David Gilmour is giving fans an early look at his upcoming Live at Pompeii release with a full-length clip of "Rattle That Lock."

The live album and concert film, due in stores Sept. 29, captures Gilmour's return to a venue he'd previously — and historically — played as a member of Pink Floyd decades previous, albeit without an audience in attendance. While lining up tour dates in support of his Rattle That Lock solo LP, the idea of playing Pompeii was proposed, and he agreed without thinking anything would come of it.

"I can't remember who came up with the thought," said Gilmour in an interview taped for the Live at Pompeii electronic press kit. "But, you know, we were looking around and throwing suggestions around for places to play. The minute someone mooted the idea of playing Pompeii, I said 'Go for it. Absolutely. You'll never get it. I don't think they'll let us do it. But give it a go.' They gave it a go, and we did it."

The end results, which you can sample in the "Rattle That Lock" clip above and catch in theaters during a one-night-only engagement on Sept. 13, offered a full-circle moment of sorts for Gilmour, who relished the opportunity to return to the site of a previous achievement on purely his own terms.

"We walked in there, [my wife] Polly and I, and it just brought back all sorts of memories," mused Gilmour.
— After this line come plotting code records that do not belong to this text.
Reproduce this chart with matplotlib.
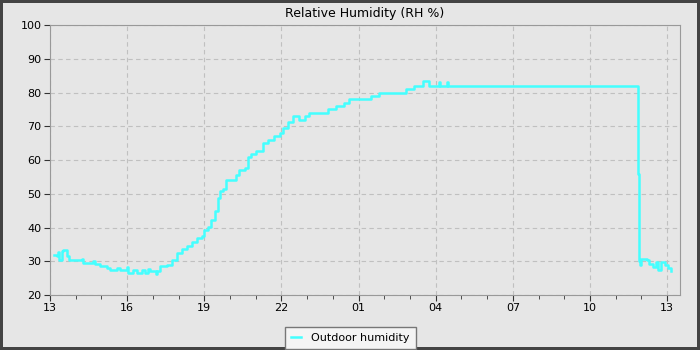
import matplotlib
matplotlib.use('Agg')
import matplotlib.pyplot as plt
from matplotlib.ticker import MultipleLocator, FuncFormatter

# hours since 13:00 and outdoor relative humidity (%)
hours = [0.16, 0.26, 0.32, 0.37, 0.45, 0.5, 0.65, 0.75, 1.23, 1.3, 1.69, 1.75, 1.95, 2.2,
         2.33, 2.6, 2.72, 2.98, 3.05, 3.24, 3.37, 3.57, 3.7, 3.83, 3.89, 4.13, 4.17, 4.28,
         4.54, 4.73, 4.93, 5.12, 5.32, 5.51, 5.7, 5.9, 5.99, 6.14, 6.27, 6.4, 6.53, 6.6,
         6.73, 6.86, 7.05, 7.24, 7.37, 7.57,
         7.7, 7.83, 8.02, 8.28, 8.47, 8.73, 8.93, 9.06, 9.25, 9.44, 9.64, 9.7, 9.9, 10.09,
         10.67, 10.8, 11.13, 11.45, 11.64, 12.42, 12.48, 12.81, 13.78, 13.84, 14.17, 14.49,
         14.75, 15.12, 15.16, 15.45, 15.49, 22.86, 22.88, 22.9, 22.94, 23.0, 23.2, 23.3,
         23.45, 23.56, 23.65, 23.78, 23.9, 24.04, 24.17]
humidity = [32, 31.5, 32.8, 30.3, 33, 33.3, 31.5, 30.5, 30.7, 29.5, 30, 29.2, 28.5, 28,
            27.5, 28, 27.5, 28.2, 26.5, 27.3, 26.5, 27.3, 26.5, 27.7, 27, 26.3, 27, 28.5,
            29, 30.4, 32.4, 33.5, 34.4, 35.7, 37, 37.5, 39.3, 40.3, 42.3, 44.8, 48.7, 50.7,
            51.5, 54.2, 54, 55.6, 57, 57.5,
            61, 61.8, 62.8, 65, 66, 67, 68, 69.4, 71.4, 73, 73, 72, 73, 74,
            74, 75, 76, 77, 78, 78, 79, 80, 80, 81, 82, 83.3,
            82, 83, 82, 83, 82, 82, 56, 30, 29, 30.7, 30.4, 29.1,
            28.4, 29.7, 27.4, 29.7, 28.9, 27.9, 27.1]

fig = plt.figure(figsize=(7, 3.5), dpi=100, facecolor='#e6e6e6',
                 edgecolor='#444444', linewidth=3)
ax = fig.add_axes([0.0714, 0.157, 0.9, 0.7716], facecolor='#e6e6e6')

ax.plot(hours, humidity, color='#44ffff', linewidth=1.8, drawstyle='steps-post',
        label='Outdoor humidity')

ax.set_xlim(0, 24.5)
ax.set_ylim(20, 100)
ax.xaxis.set_major_locator(MultipleLocator(3))
ax.xaxis.set_minor_locator(MultipleLocator(1))
ax.xaxis.set_major_formatter(FuncFormatter(lambda h, p: '%02d' % ((13 + int(round(h))) % 24)))
ax.yaxis.set_major_locator(MultipleLocator(10))

ax.grid(True, which='major', color='#c0c0c0', linestyle=(0, (4, 3)), linewidth=0.8)
for s in ax.spines.values():
    s.set_color('#999999')
ax.tick_params(which='major', length=4, color='#333333', labelsize=8, pad=2)
ax.tick_params(which='minor', length=3, color='#333333')

ax.set_title('Relative Humidity (RH %)', fontsize=9, pad=6)
# legend sits centred on the figure, not the axes
ax.legend(loc='upper center', bbox_to_anchor=(0.477, -0.117), fontsize=8, frameon=True,
          fancybox=False, edgecolor='#777777', facecolor='#f4f4f4', framealpha=1,
          handlelength=0.9, handletextpad=0.9, borderpad=0.55, borderaxespad=0)

fig.savefig('out.png', dpi=100, facecolor=fig.get_facecolor(), edgecolor=fig.get_edgecolor())
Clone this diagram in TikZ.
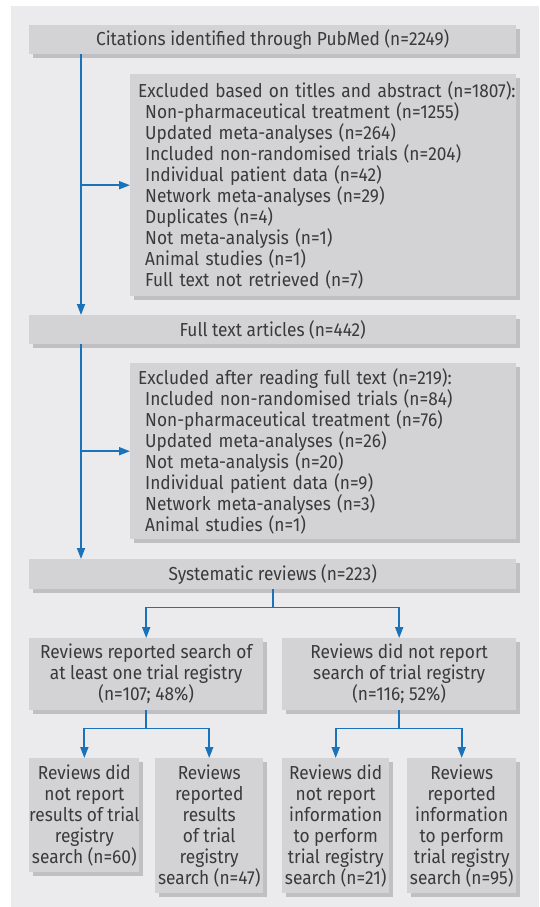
\documentclass[tikz,border=0pt]{standalone}
\usepackage{fontspec}
\setmainfont[FakeStretch=0.92]{Fira Sans}
\usetikzlibrary{arrows.meta,shadows}
\definecolor{bggray}{HTML}{EBEBED}
\definecolor{boxgray}{HTML}{D3D3D5}
\definecolor{shgray}{HTML}{C0C0C2}
\definecolor{txtgray}{HTML}{3A3A3A}
\definecolor{bmjblue}{HTML}{1A72BB}
\begin{document}
\begin{tikzpicture}[x=1pt,y=1pt,
  box/.style={fill=boxgray, anchor=north west, inner sep=0pt, text=txtgray,
    font=\fontsize{18.8}{21}\selectfont, align=center,
    drop shadow={shadow xshift=4pt, shadow yshift=-4pt, fill=shgray, opacity=1}},
  listbox/.style={box, minimum width=386pt, align=left, text width=370pt, inner xsep=8pt},
  arr/.style={draw=bmjblue, line width=1.8pt, -{Triangle[length=11pt,width=8pt]}},
  ln/.style={draw=bmjblue, line width=1.8pt}]
\useasboundingbox (0,0) rectangle (539,-907);
\fill[bggray] (11,-6) rectangle (539,-907);
% top boxes
\node[box, minimum width=487pt, minimum height=29pt] (cit) at (29,-25) {Citations identified through PubMed (n=2249)};
\node[listbox, minimum height=222pt] (ex1) at (130,-74) {\mbox{Excluded based on titles and abstract (n=1807):}\\
\hspace*{7pt}Non-pharmaceutical treatment (n=1255)\\
\hspace*{7pt}Updated meta-analyses (n=264)\\
\hspace*{7pt}Included non-randomised trials (n=204)\\
\hspace*{7pt}Individual patient data (n=42)\\
\hspace*{7pt}Network meta-analyses (n=29)\\
\hspace*{7pt}Duplicates (n=4)\\
\hspace*{7pt}Not meta-analysis (n=1)\\
\hspace*{7pt}Animal studies (n=1)\\
\hspace*{7pt}Full text not retrieved (n=7)};
\node[box, minimum width=487pt, minimum height=29pt] (full) at (29,-315) {Full text articles (n=442)};
\node[listbox, minimum height=176pt] (ex2) at (130,-363) {Excluded after reading full text (n=219):\\
\hspace*{7pt}Included non-randomised trials (n=84)\\
\hspace*{7pt}Non-pharmaceutical treatment (n=76)\\
\hspace*{7pt}Updated meta-analyses (n=26)\\
\hspace*{7pt}Not meta-analysis (n=20)\\
\hspace*{7pt}Individual patient data (n=9)\\
\hspace*{7pt}Network meta-analyses (n=3)\\
\hspace*{7pt}Animal studies (n=1)};
\node[box, minimum width=487pt, minimum height=30pt] (sys) at (29,-559) {Systematic reviews (n=223)};
% middle boxes
\node[box, minimum width=234pt, minimum height=72pt] (r1) at (29,-638) {Reviews reported search of\\at least one trial registry\\(n=107; 48\%)};
\node[box, minimum width=234pt, minimum height=72pt] (r2) at (282,-638) {Reviews did not report\\search of trial registry\\(n=116; 52\%)};
% bottom boxes
\node[box, minimum width=108pt, minimum height=114pt] (b1) at (29,-758) {Reviews did\\not report\\results of trial\\registry\\search (n=60)};
\node[box, minimum width=108pt, minimum height=135pt] (b2) at (155,-758) {Reviews\\reported\\results\\of trial\\registry\\search (n=47)};
\node[box, minimum width=107pt, minimum height=135pt] (b3) at (282,-758) {Reviews did\\not report\\information\\to perform\\trial registry\\search (n=21)};
\node[box, minimum width=109pt, minimum height=135pt] (b4) at (407,-758) {Reviews\\reported\\information\\to perform\\trial registry\\search (n=95)};
% connectors
\coordinate (trunk) at (81,0);
\draw[arr] (cit.south -| trunk) -- (full.north -| trunk);
\draw[arr] (ex1.west -| trunk) -- (ex1.west);
\draw[arr] (full.south -| trunk) -- (sys.north -| trunk);
\draw[arr] (ex2.west -| trunk) -- (ex2.west);
\draw[ln] (sys.south) -- ++(0,-18) coordinate (j0);
\draw[arr] (j0) -| (r1.north);
\draw[arr] (j0) -| (r2.north);
\draw[ln] (r1.south) -- ++(0,-18) coordinate (j1);
\draw[arr] (j1) -| (b1.north);
\draw[arr] (j1) -| (b2.north);
\draw[ln] (r2.south) -- ++(0,-18) coordinate (j2);
\draw[arr] (j2) -| (b3.north);
\draw[arr] (j2) -| (b4.north);
\end{tikzpicture}
\end{document}
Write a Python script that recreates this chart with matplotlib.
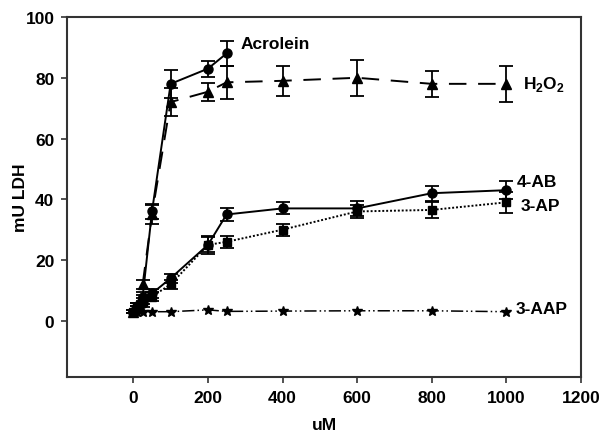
import matplotlib
matplotlib.use("Agg")
import matplotlib.pyplot as plt

plt.rcParams["font.family"] = ["Liberation Sans", "DejaVu Sans"]
plt.rcParams["font.weight"] = "bold"
plt.rcParams["mathtext.fontset"] = "custom"
plt.rcParams["mathtext.rm"] = "Liberation Sans:bold"
plt.rcParams["mathtext.bf"] = "Liberation Sans:bold"

# concentrations (uM)
conc = [0, 10, 25, 50, 100, 200, 250, 400, 600, 800, 1000]
conc_acro = [0, 10, 25, 50, 100, 200, 250]

acrolein = [3, 5, 8, 36, 78, 83, 88]
acrolein_err = [0.5, 1, 1.5, 2.5, 4.5, 2.6, 4]

h2o2 = [3, 5, 12, 35, 72, 75.4, 78.5, 79, 80, 78, 78]
h2o2_err = [0.5, 1, 1.5, 3, 4.5, 3, 5.5, 5, 6, 4.3, 6]

ab4 = [3, 4, 6, 9, 14, 25, 35, 37, 37, 42, 43]
ab4_err = [0.5, 1, 1.5, 1.5, 1.5, 2.5, 2, 2, 2.5, 2.4, 3]

ap3 = [3, 4, 7, 8, 12, 25, 26, 30, 36, 36.5, 39]
ap3_err = [0.5, 1, 1.5, 1.5, 1.5, 3, 2, 2, 2, 2.6, 3.5]

aap3 = [3, 3, 3, 3, 3, 3.6, 3.1, 3.2, 3.3, 3.3, 3]

labels = ["Acrolein", "H$_\\mathbf{2}$O$_\\mathbf{2}$", "4-AB", "3-AP", "3-AAP"]
label_x = [287, 1045, 1029, 1038, 1026]
label_y = [91.4, 78, 46, 37.8, 4]

fig = plt.figure(figsize=(6.03, 4.35), dpi=100)
ax = fig.add_axes([0.111, 0.131, 0.8525, 0.8276])

ebkw = dict(color="black", ecolor="black", elinewidth=1.3, capsize=5, capthick=1.3, lw=1.4)

ax.errorbar(conc_acro, acrolein, yerr=acrolein_err, fmt="o", ls="-", ms=6.5, **ebkw)
ax.errorbar(conc, h2o2, yerr=h2o2_err, fmt="^", ls=(0, (9, 6)), ms=6.5, **ebkw)
ax.errorbar(conc, ab4, yerr=ab4_err, fmt="o", ls="-", ms=6.5, **ebkw)
ax.errorbar(conc, ap3, yerr=ap3_err, fmt="s", ls=(0, (1, 1)), ms=6, **ebkw)
ax.plot(conc, aap3, marker="*", color="black", ms=7, lw=1.1,
        ls=(0, (8, 2, 1, 2, 1, 2)))

for text, tx, ty in zip(labels, label_x, label_y):
    ax.text(tx, ty, text, fontsize=12.5, fontweight="bold", va="center", ha="left")

ax.set_xlim(-178, 1200)
ax.set_ylim(-18.5, 100)
ax.set_xticks([0, 200, 400, 600, 800, 1000, 1200])
ax.set_yticks([0, 20, 40, 60, 80, 100])
ax.tick_params(axis="both", labelsize=12.5, length=4, width=1.2, color="#333333",
               top=False, right=False, direction="out", pad=5)
for side in ["left", "right", "top", "bottom"]:
    ax.spines[side].set_linewidth(1.5)
    ax.spines[side].set_color("#333333")

ax.set_xlabel("uM", fontsize=12.5, fontweight="bold", labelpad=9)
ax.set_ylabel("mU LDH", fontsize=12.5, fontweight="bold", labelpad=-2)

fig.savefig("out.png", dpi=100)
Chuckling about the primitive gear Pink Floyd used while making its 1972 Live at Pompeii concert film and recalling the intense heat in which they rehearsed, he expressed amazement that they were able to come out of the experience with an end product that held up as well as it did. "Going back this time, all sorts of memories and ghosts hanging around in that place," he added. "I had the time of my life. I thoroughly enjoyed it."